Israelis have given Prime Minister Benjamin “Bibi” Netanyahu a fifth term. Last Tuesday, his Likud party won 36 of the Knesset’s (parliament’s) 120 seats, main rival Blue & White 35. President Reuven Rivlin will call on Bibi to form a coalition government. So?
Bibi was all about security and Israel as a Jewish state. Last weekend, he promised to extend Israeli sovereignty over the West Bank. That would kill a two-state solution. (Disclosure: It’s long been dead. The Palestinian “right to return” would upend the Israeli nation.)
My cousin Lisa Bennett, who lives in a Tel Aviv suburb, supported her cousin Naftali Bennett’s New Right party. She comments: “The biggest Israeli dilemma is defining the core values of the country.” The overwhelming consensus: Israel should be Jewish and democratic. But what if only one value can be selected? “Ultimately, the majority of the country feels that being a Jewish state remains our top priority.”
Bibi received support from Donald Trump, whom many Israelis love. Trump’s soon-to-be-revealed peace plan, authored by son-in-law Jared Kushner, supposedly will herald a great new era in Israeli-Palestinian relations. (Disclosure: Not likely.)
A week ago, Trump made a “snap decision” to recognize Israeli sovereignty over the Golan Heights, taken from Syria during 1967’s Six-Day War. Syrian artillery looked down on Israel’s Hula Valley and fired at will on Israeli towns and roads. The threat from Syrian and Iranian forces would be intolerable.
But recognizing Israeli occupation of the Golan pending a peace deal with Syria—how will that happen?— is a far cry from making a diplomatic leap regarding sovereignty and igniting the next potential firestorm. More than a self-professed “instant history lesson” is required for an American president to construct a Middle East policy.
As to Netanyahu, the Israeli journalist Shmuel Rosner points out that Bibi has never been wrong about security issues. For example, he opposed pulling out of Gaza. (Disclosure: I did not.) Israelis acknowledge Bibi’s security bona fides, and “this goes not just for voters for the Likud party, or even the right-wing parties that are expected to join Likud in the next government, but even for Blue and White, which largely echoed Mr. Netanyahu’s positions on important foreign policy and national security questions.”
Still, Israelis dislike much about Netanyahu. He may be indicted by attorney general Avichai Mandelblit on charges of bribery, fraud and breach of trust. He allied with racist parties and is outspoken in his attacks on Israeli Arabs. And security may be more challenging than Israelis think. The journalist Ari Shavit warns that Bibi has “provided short-term profits at a very high long-term price. Netanyahu’s Israel is mortgaged. And we are going to pay dearly.”
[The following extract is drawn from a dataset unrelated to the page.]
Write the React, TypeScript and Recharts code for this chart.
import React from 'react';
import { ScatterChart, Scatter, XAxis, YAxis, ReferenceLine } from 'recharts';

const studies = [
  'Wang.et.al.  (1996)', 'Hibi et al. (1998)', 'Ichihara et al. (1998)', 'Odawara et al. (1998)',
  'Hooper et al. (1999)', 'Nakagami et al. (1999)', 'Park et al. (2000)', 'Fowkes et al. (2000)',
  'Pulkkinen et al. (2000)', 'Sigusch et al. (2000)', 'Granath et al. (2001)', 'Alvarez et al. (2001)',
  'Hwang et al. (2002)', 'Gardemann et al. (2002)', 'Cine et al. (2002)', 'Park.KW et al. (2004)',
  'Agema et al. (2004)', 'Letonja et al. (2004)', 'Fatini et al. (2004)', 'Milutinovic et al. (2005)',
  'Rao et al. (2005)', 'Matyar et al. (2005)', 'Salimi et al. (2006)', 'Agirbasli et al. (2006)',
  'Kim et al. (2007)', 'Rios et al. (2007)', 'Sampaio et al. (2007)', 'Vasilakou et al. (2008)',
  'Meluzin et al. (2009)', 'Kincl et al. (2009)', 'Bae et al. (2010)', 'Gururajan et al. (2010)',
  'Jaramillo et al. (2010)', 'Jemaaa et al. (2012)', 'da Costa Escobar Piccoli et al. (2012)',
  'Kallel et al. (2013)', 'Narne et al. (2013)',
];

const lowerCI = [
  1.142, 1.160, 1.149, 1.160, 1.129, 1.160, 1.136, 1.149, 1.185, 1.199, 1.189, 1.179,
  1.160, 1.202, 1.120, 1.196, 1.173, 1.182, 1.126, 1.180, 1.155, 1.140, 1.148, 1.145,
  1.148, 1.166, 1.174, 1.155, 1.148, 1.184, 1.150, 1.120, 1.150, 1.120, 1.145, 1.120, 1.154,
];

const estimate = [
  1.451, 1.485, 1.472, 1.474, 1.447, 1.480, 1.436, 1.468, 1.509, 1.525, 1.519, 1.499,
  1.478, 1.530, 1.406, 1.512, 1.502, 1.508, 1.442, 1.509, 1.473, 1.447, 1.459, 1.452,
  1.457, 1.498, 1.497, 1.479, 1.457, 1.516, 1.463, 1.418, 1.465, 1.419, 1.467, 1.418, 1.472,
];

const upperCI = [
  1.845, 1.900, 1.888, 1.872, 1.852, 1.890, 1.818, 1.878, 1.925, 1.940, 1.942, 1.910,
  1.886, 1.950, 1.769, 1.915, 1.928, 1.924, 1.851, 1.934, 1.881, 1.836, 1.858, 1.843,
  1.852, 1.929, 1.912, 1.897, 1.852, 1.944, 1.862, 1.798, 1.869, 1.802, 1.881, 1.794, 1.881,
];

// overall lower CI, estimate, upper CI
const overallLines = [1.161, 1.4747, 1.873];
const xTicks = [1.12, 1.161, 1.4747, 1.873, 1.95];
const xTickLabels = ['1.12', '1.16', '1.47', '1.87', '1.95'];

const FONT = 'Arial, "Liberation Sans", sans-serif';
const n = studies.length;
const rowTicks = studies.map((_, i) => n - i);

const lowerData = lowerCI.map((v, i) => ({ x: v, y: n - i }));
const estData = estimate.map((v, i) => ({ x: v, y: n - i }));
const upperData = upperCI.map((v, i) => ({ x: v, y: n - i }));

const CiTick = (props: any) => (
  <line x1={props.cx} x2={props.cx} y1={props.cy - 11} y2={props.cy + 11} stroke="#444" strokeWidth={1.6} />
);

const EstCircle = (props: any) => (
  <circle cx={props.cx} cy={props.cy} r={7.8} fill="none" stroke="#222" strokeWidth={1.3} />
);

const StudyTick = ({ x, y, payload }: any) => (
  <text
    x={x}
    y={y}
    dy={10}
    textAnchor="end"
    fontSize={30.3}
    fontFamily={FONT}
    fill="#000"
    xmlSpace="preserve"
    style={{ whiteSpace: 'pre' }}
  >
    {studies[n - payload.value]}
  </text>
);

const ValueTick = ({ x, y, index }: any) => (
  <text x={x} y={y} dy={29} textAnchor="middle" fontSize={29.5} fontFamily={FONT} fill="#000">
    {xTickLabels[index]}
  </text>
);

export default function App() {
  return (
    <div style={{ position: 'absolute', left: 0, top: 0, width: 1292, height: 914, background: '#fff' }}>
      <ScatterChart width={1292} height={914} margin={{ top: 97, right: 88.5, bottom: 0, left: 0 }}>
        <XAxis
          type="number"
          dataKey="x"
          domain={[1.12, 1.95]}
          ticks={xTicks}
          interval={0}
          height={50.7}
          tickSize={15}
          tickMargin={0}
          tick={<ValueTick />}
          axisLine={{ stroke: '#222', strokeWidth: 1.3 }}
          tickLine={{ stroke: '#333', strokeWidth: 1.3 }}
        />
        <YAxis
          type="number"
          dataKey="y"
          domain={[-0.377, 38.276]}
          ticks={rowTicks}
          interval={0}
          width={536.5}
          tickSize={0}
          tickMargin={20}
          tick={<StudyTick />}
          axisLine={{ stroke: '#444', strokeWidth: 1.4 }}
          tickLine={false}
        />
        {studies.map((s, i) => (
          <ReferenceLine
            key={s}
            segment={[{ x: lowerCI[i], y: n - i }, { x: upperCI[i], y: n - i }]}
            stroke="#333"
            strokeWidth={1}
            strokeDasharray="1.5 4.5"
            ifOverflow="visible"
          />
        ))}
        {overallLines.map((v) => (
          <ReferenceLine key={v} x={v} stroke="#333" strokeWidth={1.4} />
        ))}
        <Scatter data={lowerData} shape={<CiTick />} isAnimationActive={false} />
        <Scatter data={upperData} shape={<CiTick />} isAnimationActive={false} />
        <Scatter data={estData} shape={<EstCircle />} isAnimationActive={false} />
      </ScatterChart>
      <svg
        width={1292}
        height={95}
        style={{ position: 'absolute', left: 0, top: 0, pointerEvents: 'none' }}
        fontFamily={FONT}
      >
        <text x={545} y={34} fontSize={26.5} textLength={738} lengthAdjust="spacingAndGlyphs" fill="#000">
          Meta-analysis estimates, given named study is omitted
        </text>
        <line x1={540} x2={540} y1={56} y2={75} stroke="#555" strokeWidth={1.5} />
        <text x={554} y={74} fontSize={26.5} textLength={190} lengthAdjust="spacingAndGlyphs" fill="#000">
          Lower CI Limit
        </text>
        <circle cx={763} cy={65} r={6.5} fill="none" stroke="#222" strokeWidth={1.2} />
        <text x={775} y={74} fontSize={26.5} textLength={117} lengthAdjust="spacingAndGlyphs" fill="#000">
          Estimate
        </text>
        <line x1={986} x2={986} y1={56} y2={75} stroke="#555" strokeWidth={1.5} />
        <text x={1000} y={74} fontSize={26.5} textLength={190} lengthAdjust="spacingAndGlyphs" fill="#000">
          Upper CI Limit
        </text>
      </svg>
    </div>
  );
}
Democracy, as Lisa hints, may be a casualty if Bibi continues attacking Israel’s supreme court and media. His wooing far-right and ultra-orthodox parties positions non-orthodox Jews in Israel and the Diaspora—definitely including women—as second-class. (Disclosure: That includes me as a member of a Reform congregation; the Reform movement is North America’s largest.) All this could widen the pronounced gap between Israel and a significant part of the American Diaspora, often misinformed but legitimately concerned about the rights of Jews—and Arabs.
So Bibi marches on. My prayer: He won’t march Israel off the end of a cliff.